Given problem
Reproduce all lines of the listing below in which the word "this" occurs.
---------- Data for the task ----------
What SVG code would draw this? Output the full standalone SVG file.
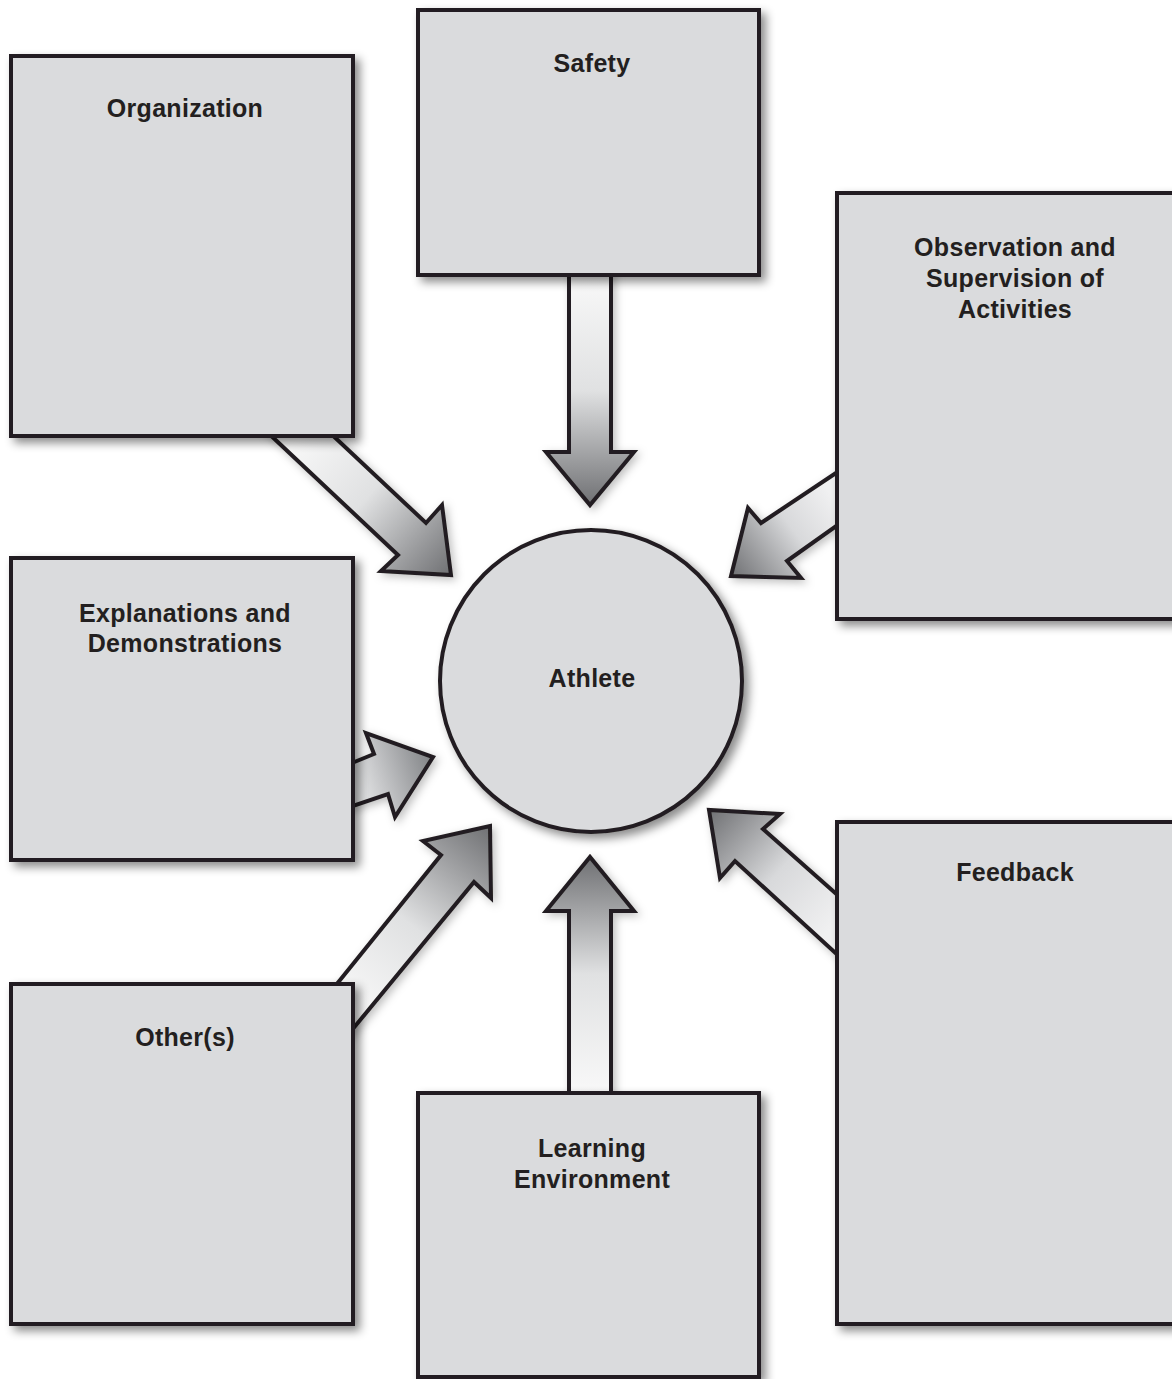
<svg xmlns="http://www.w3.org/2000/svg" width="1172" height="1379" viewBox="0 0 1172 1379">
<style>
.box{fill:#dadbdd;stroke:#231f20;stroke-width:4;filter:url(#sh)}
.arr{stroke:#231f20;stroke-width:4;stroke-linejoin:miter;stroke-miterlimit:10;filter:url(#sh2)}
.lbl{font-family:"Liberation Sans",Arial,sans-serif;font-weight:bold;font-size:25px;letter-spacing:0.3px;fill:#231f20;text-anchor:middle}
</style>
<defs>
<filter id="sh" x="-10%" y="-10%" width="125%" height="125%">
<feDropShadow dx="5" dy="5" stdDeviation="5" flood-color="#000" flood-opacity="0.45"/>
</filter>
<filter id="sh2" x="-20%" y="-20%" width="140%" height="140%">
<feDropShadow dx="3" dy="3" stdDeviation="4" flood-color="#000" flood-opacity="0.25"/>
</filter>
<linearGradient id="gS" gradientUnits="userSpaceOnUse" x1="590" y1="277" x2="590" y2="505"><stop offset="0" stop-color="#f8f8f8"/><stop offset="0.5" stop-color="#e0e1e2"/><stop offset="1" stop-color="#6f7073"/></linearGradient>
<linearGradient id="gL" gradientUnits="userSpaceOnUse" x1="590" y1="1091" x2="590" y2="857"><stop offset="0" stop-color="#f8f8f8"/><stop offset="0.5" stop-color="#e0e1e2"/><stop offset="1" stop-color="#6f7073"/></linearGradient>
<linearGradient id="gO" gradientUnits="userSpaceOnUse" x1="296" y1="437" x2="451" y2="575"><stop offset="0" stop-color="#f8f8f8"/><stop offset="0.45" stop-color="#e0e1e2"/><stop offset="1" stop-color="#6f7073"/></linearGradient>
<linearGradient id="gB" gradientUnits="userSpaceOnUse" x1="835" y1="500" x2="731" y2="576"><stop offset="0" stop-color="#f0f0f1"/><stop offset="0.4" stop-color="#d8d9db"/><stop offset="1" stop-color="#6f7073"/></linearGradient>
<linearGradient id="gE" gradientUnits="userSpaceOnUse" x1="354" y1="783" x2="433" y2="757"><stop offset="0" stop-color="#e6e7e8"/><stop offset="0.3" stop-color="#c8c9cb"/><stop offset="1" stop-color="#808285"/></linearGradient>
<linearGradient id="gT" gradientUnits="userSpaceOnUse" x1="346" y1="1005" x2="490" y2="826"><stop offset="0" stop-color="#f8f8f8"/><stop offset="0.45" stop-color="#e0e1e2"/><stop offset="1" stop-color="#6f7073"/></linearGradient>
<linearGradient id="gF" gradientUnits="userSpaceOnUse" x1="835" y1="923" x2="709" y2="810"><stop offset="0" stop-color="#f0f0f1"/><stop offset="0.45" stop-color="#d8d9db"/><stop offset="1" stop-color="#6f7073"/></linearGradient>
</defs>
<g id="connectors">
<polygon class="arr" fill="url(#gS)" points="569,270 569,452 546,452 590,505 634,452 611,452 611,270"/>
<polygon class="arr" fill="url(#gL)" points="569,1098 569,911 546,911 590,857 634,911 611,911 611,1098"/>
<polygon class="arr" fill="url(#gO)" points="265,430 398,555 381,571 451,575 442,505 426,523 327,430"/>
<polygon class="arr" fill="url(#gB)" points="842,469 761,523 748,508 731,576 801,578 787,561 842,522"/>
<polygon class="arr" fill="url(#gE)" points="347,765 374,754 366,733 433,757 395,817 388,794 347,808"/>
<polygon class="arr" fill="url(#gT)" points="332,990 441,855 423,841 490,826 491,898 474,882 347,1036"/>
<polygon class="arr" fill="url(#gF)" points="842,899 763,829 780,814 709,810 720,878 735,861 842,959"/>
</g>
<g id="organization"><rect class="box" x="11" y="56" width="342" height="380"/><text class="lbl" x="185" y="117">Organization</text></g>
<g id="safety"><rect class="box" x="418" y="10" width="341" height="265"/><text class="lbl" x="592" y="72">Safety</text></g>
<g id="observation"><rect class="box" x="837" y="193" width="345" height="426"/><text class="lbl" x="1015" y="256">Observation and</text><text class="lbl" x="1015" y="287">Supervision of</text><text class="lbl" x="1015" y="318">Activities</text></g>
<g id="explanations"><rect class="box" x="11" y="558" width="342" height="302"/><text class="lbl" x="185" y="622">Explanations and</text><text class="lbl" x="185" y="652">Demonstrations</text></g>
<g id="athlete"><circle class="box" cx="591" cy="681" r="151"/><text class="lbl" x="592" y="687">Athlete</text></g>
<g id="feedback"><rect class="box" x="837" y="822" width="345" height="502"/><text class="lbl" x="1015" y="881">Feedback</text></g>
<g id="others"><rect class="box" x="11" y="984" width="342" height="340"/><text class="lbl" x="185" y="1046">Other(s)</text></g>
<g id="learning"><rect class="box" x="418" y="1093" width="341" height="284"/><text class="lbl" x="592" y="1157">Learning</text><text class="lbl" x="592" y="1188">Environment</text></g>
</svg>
----------
---------- Data for the task ----------
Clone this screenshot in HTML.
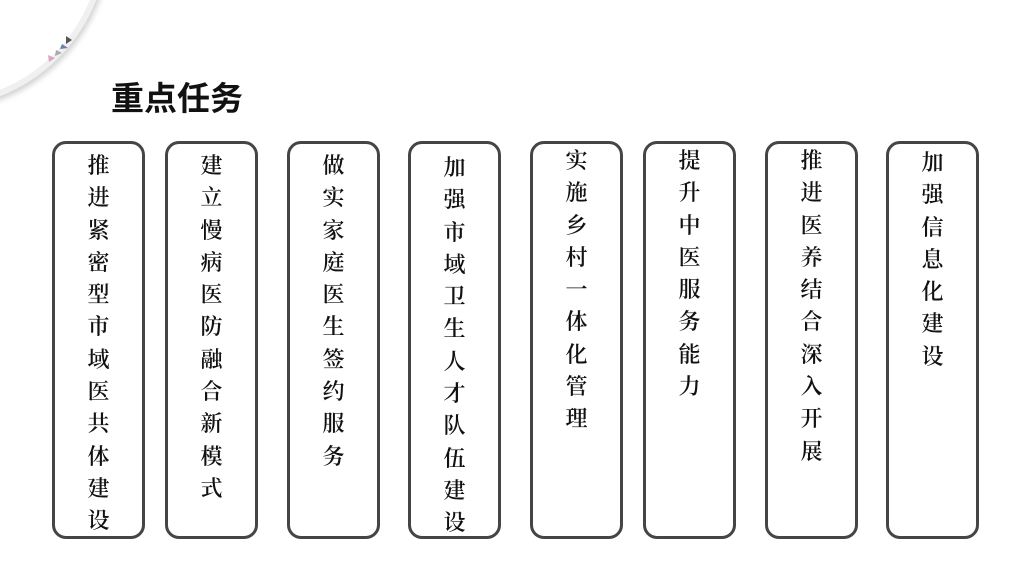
----------
Solution
What SVG code would draw this? Output the full standalone SVG file.
Clone this screenshot in HTML.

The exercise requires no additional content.